Take the lines from the head of the listing through the one bearing "3.31, 3.29, 3.40]" and copy them exactly, leaving every picture out.

[Start SOURCE EXCERPT]

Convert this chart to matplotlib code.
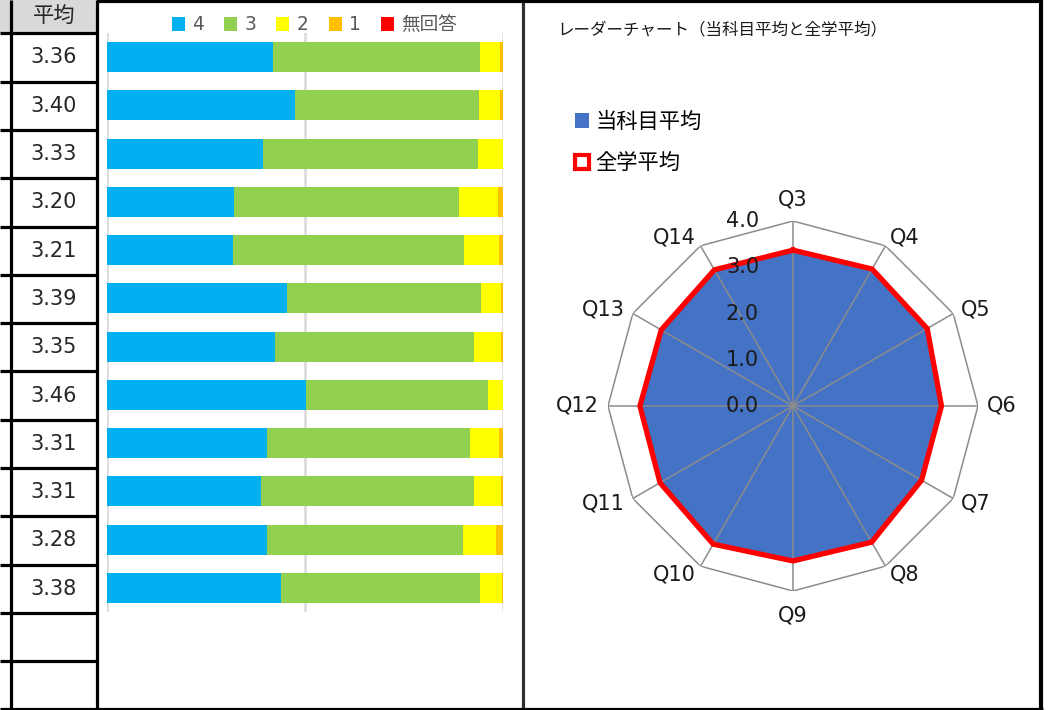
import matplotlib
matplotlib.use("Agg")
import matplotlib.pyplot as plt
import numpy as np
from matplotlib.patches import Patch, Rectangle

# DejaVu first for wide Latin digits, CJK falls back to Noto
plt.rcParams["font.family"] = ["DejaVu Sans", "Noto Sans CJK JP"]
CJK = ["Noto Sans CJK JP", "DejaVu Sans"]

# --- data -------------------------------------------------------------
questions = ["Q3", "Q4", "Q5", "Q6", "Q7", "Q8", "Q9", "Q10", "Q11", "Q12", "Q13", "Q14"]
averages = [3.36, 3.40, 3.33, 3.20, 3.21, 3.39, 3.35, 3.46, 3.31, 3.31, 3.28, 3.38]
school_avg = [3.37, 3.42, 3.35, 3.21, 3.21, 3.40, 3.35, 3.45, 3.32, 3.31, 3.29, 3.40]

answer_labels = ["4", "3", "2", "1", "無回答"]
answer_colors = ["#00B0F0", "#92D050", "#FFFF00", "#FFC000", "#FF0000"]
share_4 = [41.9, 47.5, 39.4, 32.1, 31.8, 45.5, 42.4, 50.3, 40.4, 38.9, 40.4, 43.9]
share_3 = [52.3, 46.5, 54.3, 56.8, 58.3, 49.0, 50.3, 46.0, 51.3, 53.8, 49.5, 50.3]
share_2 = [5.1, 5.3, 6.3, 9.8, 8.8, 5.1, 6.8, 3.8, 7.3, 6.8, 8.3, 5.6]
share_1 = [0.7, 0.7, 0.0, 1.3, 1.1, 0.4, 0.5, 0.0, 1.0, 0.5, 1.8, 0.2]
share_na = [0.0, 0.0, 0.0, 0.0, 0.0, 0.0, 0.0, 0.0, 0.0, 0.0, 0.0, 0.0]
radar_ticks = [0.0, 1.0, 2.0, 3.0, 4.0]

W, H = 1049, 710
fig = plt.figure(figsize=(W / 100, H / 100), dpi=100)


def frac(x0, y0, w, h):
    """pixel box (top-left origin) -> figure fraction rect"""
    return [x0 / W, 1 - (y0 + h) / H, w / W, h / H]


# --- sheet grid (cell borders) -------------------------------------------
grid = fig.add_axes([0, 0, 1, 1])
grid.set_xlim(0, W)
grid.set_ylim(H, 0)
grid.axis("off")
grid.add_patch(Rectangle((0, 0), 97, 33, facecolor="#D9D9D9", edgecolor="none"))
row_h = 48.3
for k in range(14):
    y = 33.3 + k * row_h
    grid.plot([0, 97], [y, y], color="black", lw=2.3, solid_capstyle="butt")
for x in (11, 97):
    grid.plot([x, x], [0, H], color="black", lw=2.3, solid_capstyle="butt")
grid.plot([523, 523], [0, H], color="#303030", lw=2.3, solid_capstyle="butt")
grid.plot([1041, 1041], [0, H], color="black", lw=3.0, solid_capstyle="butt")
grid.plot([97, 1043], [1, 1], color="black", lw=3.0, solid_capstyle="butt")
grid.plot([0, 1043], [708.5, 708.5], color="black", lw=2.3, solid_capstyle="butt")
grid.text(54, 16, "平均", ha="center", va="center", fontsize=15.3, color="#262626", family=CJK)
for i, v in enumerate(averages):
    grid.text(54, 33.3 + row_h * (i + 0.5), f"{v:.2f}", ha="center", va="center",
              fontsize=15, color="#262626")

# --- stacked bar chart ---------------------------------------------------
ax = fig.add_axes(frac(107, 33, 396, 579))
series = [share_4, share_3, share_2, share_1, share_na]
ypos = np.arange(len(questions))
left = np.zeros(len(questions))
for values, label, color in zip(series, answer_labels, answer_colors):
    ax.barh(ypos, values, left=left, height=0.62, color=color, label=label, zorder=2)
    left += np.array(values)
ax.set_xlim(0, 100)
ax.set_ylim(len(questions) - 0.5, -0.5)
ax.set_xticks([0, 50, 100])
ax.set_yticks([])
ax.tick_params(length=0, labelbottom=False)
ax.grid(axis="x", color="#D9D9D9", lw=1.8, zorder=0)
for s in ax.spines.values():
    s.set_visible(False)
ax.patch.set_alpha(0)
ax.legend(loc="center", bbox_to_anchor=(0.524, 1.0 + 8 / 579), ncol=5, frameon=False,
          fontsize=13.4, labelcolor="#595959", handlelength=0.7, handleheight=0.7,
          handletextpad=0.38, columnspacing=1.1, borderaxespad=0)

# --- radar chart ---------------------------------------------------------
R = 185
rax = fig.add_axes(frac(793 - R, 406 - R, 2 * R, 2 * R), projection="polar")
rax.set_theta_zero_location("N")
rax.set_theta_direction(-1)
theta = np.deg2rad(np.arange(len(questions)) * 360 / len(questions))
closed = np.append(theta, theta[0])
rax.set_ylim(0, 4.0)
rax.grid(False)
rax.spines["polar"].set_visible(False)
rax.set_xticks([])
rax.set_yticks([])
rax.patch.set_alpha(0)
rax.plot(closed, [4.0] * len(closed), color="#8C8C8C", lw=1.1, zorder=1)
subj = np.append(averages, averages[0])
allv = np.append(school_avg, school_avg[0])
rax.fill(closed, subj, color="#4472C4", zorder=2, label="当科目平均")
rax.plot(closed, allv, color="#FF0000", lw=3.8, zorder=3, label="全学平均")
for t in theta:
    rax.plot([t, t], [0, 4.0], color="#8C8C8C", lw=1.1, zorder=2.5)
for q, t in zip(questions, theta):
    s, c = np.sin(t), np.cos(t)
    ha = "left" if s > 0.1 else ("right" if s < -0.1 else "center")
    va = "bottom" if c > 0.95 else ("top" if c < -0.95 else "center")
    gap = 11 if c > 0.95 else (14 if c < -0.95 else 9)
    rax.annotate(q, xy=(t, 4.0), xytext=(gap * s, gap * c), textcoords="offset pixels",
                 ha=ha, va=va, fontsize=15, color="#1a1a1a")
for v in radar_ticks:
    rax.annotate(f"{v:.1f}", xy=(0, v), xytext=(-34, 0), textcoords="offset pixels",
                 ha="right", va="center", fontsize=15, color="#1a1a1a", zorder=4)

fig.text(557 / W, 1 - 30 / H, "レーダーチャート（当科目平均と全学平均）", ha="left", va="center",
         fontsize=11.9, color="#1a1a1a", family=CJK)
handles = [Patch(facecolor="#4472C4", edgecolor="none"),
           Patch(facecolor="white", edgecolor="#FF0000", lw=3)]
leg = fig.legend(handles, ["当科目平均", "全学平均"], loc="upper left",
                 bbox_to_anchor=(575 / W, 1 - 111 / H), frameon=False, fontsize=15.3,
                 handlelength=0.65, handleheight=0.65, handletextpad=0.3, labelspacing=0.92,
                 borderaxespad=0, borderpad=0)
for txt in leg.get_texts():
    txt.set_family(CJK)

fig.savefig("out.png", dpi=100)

[End SOURCE EXCERPT]

» SOLVED PROBLEM
Convert this chart to matplotlib code.
import matplotlib
matplotlib.use("Agg")
import matplotlib.pyplot as plt
import numpy as np
from matplotlib.patches import Patch, Rectangle

# DejaVu first for wide Latin digits, CJK falls back to Noto
plt.rcParams["font.family"] = ["DejaVu Sans", "Noto Sans CJK JP"]
CJK = ["Noto Sans CJK JP", "DejaVu Sans"]

# --- data -------------------------------------------------------------
questions = ["Q3", "Q4", "Q5", "Q6", "Q7", "Q8", "Q9", "Q10", "Q11", "Q12", "Q13", "Q14"]
averages = [3.36, 3.40, 3.33, 3.20, 3.21, 3.39, 3.35, 3.46, 3.31, 3.31, 3.28, 3.38]
school_avg = [3.37, 3.42, 3.35, 3.21, 3.21, 3.40, 3.35, 3.45, 3.32, 3.31, 3.29, 3.40]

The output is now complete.